たとえば、以下のように@charsetの下に@importで_header.scssと_footer.scssを読み込むと、_header
.scssと_footer.scssに@charset "utf-8"が書いてなくても日本語が使えるようになります。
@charset "utf-8";
@import "_header";
@import "_footer";
※Ruby 1.8でSassを動作させる場合は、全てのファイルの先頭に@charsetが必要です。
Windows環境におけるRubyの外部エンコーディング問題
WindowsでRubyを動かすと規定の外部エンコーディングが Windows-31J になるので「Invalid Windows-31J character…」というエラーがでるわけです。
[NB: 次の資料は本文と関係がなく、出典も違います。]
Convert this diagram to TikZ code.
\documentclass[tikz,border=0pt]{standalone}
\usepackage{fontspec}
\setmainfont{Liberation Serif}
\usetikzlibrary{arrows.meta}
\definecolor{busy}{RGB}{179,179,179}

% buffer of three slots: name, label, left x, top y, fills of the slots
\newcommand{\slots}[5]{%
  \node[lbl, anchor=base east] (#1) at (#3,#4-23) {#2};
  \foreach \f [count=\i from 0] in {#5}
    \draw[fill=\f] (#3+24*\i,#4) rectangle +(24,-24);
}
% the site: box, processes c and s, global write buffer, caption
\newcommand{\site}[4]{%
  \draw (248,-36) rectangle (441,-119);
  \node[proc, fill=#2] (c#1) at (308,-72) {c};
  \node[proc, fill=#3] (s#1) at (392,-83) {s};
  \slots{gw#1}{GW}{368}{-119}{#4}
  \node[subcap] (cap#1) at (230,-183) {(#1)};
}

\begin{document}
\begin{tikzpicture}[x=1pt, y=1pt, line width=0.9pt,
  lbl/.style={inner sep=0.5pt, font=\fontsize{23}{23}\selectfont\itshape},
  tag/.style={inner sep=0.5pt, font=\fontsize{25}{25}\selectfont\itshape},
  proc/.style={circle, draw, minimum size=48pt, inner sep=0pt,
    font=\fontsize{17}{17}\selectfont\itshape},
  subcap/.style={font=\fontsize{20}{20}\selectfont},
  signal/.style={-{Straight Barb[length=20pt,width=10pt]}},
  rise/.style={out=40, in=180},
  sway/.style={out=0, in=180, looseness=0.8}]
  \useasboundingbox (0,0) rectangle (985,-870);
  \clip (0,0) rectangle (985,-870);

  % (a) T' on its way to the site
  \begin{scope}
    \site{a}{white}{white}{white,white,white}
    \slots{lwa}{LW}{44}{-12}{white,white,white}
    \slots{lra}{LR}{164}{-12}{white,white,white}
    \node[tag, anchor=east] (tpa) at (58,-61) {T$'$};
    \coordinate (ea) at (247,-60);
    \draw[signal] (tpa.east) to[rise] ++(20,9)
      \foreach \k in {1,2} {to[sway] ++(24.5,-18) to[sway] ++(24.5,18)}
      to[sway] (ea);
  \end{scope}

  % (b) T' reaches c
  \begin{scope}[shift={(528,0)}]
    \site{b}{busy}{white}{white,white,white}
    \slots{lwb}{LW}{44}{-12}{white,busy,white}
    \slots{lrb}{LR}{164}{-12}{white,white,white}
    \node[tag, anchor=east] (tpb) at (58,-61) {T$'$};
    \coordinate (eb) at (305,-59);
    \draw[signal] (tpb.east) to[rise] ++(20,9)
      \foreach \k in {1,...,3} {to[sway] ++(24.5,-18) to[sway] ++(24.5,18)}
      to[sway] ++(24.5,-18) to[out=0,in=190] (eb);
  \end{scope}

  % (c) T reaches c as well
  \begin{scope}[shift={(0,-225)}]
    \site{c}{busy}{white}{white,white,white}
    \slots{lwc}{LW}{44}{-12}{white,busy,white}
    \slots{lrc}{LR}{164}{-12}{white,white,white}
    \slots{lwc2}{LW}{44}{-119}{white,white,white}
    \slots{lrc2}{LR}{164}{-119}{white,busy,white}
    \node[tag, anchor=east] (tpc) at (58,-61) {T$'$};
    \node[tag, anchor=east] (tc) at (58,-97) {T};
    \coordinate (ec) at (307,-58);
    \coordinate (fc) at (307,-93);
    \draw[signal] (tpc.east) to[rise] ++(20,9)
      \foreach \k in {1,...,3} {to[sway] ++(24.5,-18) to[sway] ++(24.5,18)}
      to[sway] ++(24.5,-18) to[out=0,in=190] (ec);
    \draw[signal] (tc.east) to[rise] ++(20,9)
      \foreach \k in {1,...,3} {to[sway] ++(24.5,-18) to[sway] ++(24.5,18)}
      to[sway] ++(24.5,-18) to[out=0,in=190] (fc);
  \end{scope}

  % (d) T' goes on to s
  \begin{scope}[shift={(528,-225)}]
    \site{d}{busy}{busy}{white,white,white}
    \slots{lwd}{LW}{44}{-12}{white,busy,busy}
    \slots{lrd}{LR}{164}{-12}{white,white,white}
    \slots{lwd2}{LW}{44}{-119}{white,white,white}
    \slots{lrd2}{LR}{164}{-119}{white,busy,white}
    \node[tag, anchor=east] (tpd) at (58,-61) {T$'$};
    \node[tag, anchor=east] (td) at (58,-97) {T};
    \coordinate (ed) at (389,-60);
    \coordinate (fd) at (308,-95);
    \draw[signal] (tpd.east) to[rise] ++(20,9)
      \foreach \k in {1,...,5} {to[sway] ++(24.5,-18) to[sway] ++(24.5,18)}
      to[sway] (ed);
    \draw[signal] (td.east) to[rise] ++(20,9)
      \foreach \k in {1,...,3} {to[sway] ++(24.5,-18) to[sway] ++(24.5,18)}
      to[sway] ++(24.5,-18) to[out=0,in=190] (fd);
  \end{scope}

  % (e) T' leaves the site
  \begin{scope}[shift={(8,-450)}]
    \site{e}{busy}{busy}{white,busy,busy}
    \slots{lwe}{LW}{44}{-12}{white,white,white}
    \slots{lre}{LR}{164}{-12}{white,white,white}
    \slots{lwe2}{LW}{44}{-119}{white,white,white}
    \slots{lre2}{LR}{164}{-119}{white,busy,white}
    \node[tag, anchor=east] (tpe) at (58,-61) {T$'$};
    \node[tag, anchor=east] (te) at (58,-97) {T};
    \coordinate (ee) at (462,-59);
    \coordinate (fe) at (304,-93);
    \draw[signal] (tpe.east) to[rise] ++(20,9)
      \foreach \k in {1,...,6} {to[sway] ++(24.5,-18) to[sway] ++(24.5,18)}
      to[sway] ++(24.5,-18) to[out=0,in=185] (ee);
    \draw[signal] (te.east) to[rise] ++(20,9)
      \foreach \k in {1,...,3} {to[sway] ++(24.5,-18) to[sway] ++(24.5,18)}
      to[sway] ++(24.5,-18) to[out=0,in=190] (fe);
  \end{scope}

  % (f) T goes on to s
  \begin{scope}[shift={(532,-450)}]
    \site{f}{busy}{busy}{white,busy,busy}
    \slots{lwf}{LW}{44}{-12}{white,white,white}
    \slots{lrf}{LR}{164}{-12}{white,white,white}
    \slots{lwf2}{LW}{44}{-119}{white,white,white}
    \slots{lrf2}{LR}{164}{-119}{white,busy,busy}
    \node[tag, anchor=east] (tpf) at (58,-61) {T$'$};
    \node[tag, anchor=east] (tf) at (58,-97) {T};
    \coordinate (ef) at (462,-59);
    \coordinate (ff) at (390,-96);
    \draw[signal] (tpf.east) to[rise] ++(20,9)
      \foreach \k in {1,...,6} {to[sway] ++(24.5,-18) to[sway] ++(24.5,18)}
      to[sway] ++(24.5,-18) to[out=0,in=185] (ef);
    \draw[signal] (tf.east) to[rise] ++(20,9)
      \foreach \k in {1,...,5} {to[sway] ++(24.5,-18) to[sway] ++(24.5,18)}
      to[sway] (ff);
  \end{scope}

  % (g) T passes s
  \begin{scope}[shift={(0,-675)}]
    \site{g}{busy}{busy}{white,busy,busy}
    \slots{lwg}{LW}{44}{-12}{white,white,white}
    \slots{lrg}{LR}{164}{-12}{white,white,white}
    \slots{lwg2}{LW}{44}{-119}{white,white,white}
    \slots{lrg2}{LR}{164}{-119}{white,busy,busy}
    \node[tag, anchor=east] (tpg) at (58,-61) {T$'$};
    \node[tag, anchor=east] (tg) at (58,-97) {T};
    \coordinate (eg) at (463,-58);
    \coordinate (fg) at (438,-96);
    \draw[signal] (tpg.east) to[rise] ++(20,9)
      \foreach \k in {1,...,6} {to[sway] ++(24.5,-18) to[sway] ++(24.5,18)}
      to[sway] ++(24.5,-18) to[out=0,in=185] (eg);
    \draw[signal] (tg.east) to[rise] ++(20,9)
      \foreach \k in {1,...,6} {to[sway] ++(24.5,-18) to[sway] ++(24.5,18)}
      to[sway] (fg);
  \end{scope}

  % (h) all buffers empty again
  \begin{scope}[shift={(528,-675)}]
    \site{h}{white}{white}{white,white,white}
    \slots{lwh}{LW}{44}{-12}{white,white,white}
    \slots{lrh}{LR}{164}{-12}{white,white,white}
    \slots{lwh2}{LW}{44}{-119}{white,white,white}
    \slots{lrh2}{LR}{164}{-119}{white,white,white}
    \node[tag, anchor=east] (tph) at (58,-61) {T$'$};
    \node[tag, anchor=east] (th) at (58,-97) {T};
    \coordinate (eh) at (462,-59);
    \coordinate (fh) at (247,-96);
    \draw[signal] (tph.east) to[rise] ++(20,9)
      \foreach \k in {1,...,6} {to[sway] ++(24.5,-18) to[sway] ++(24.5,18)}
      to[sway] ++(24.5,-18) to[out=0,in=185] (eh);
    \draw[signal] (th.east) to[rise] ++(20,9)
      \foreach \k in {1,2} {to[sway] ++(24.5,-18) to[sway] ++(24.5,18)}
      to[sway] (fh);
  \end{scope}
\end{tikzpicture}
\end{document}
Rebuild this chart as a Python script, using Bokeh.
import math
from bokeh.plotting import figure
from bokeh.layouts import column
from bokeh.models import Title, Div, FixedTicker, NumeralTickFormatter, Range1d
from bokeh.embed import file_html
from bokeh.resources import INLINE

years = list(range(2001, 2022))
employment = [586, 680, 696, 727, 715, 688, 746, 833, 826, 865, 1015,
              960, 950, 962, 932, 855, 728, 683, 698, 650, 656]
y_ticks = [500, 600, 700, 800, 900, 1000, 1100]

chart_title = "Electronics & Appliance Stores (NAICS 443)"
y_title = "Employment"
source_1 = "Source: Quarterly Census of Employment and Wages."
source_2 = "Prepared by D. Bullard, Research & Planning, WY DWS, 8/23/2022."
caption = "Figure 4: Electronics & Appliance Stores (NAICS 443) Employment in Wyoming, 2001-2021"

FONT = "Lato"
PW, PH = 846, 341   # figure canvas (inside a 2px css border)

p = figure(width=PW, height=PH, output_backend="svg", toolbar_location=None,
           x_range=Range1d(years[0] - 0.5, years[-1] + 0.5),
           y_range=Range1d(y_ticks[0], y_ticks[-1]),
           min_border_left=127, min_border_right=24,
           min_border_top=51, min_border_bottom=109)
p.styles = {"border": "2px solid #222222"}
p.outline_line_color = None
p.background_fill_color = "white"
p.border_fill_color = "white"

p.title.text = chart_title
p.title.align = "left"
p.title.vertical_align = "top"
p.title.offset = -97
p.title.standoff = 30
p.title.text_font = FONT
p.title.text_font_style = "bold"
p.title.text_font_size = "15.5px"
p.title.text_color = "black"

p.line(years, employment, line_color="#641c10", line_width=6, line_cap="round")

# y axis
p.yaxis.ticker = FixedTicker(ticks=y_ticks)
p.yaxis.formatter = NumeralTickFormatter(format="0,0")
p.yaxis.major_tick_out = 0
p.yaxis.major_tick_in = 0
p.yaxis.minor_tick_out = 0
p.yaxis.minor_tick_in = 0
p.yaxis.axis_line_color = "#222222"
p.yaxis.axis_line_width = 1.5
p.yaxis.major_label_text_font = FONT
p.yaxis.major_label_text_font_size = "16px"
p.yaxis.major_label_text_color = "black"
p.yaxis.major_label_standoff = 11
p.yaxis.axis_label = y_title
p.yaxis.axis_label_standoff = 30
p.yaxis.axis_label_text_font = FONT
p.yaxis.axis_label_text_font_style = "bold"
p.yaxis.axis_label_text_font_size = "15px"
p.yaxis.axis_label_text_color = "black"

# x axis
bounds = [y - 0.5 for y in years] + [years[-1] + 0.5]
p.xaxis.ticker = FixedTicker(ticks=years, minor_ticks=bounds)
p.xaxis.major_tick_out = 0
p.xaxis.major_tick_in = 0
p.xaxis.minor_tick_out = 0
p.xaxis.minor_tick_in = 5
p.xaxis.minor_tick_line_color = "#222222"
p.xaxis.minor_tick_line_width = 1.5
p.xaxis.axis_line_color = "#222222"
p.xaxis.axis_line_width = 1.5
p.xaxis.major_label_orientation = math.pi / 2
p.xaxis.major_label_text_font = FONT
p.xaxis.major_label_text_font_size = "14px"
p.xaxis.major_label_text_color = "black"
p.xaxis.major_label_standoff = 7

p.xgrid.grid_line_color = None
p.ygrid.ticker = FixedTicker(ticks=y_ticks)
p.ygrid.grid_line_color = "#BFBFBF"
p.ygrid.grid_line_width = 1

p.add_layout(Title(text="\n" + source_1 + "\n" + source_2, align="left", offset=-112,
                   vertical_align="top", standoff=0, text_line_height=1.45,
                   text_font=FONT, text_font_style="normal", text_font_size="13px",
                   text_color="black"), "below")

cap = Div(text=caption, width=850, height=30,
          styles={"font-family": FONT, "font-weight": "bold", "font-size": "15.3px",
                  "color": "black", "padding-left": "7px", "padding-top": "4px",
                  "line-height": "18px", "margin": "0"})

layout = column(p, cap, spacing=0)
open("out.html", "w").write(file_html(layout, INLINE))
これはSassに限ったことではありません。
根本的な解決方法は、環境変数LANGの指定です。
コマンドを叩くか
set LANG=ja_JP.utf8
コントロールパネル→システム→環境変数の編集でLANGを追加する。
(ユーザーとシステムはどちらでもいい)
ネスト
CSSで子要素を指定する時、親要素を都度書く必要がありますが、 Sassではその手順を省いて「入れ子」で表現することができます。
たとえば、
<nav id="global">
<ul>
<li><a href="/">Home</a></li>
...
</ul>
</nav>
というHTMLをSassのネストを使って表現すると
#global{
...
ul {
...
li {
...
a {
...
}
}
}
}
という具合になります。
コンパイルすると
#global {
...
}
#global ul {
...
}
#global ul li {
...
}
#global ul li a {
...
}
ネストした所が子孫セレクタに変換されます。
プロパティのネスト
ネストはプロパティでも利用できます。
.fakeshadow {
border: {
style: solid;
left: {
width: 4px;
color: #888;
}
right: {
width: 2px;
color: #ccc;
}
}
}
.fakeshadow {
border-style: solid;
border-left-width: 4px;
border-left-color: #888;
border-right-width: 2px;
border-right-color: #ccc;
}
ハイフネートをネストに置き換えられるだけなので、ショートハンドへの変換はされません。
親のセレクタを参照する
ネストを使っていると、親のセレクタを使いたくなるときが結構あります。
例えば:hoverや::beforeを指定するときだとか、
ボタンのクラスに押された状態を表現する.activeというクラスが加わったときだとか。
Sassではネスト用のメタセレクタとして、親のセレクタを参照するための&(小文字のアンバサンド)を用意しています。
&を使ってAタグでよく使う擬似クラスを書くと以下のようになります。
a {
font-weight: bold;
&:link { text-decoration:none; }
&:visited { color:purple; }
&:active { color:aqua; }
&:hover { text-decoration: underline; }
body.firefox & { font-weight: normal; }
}
a {
font-weight: bold; }
a:link {
text-decoration: none; }
a:visited {
color: purple; }
a:active {
color: aqua; }
a:hover {
text-decoration: underline; }
&は親・子問わずどの位置にでも使えます。
a {
body.firefox & { font-weight: normal; }
}
body.firefox a {
font-weight: normal; }
ネストの階層が深くなっても、&がある位置までのセレクタがそのまま置換されます。
#main {
color: black;
a {
font-weight: bold;
&:hover { color: red; }
}
}
#main {
color: black; }
#main a {
font-weight: bold; }
#main a:hover {
color: red; }
ネストはDOMツリーまで把握できる便利機能なんですが、行数が増えると逆に見づらくなったり、セレクタの文字数が大変なことになるので適度に使うのがミソです。
コメント
普通のCSSコメント /* */ とスラッシュ2本のコメント // が使えます。
CSSのコメントシンタックスで書かれたコメントはコンパイル後も出力されます。
(コンパイルのスタイル指定でcompressedを指定した場合は除去される)
スラッシュで書かれたコメントは何行書いても出力されません。
コメントを書く前に同じキーを2回押すだけでいいのでとてもお手軽です。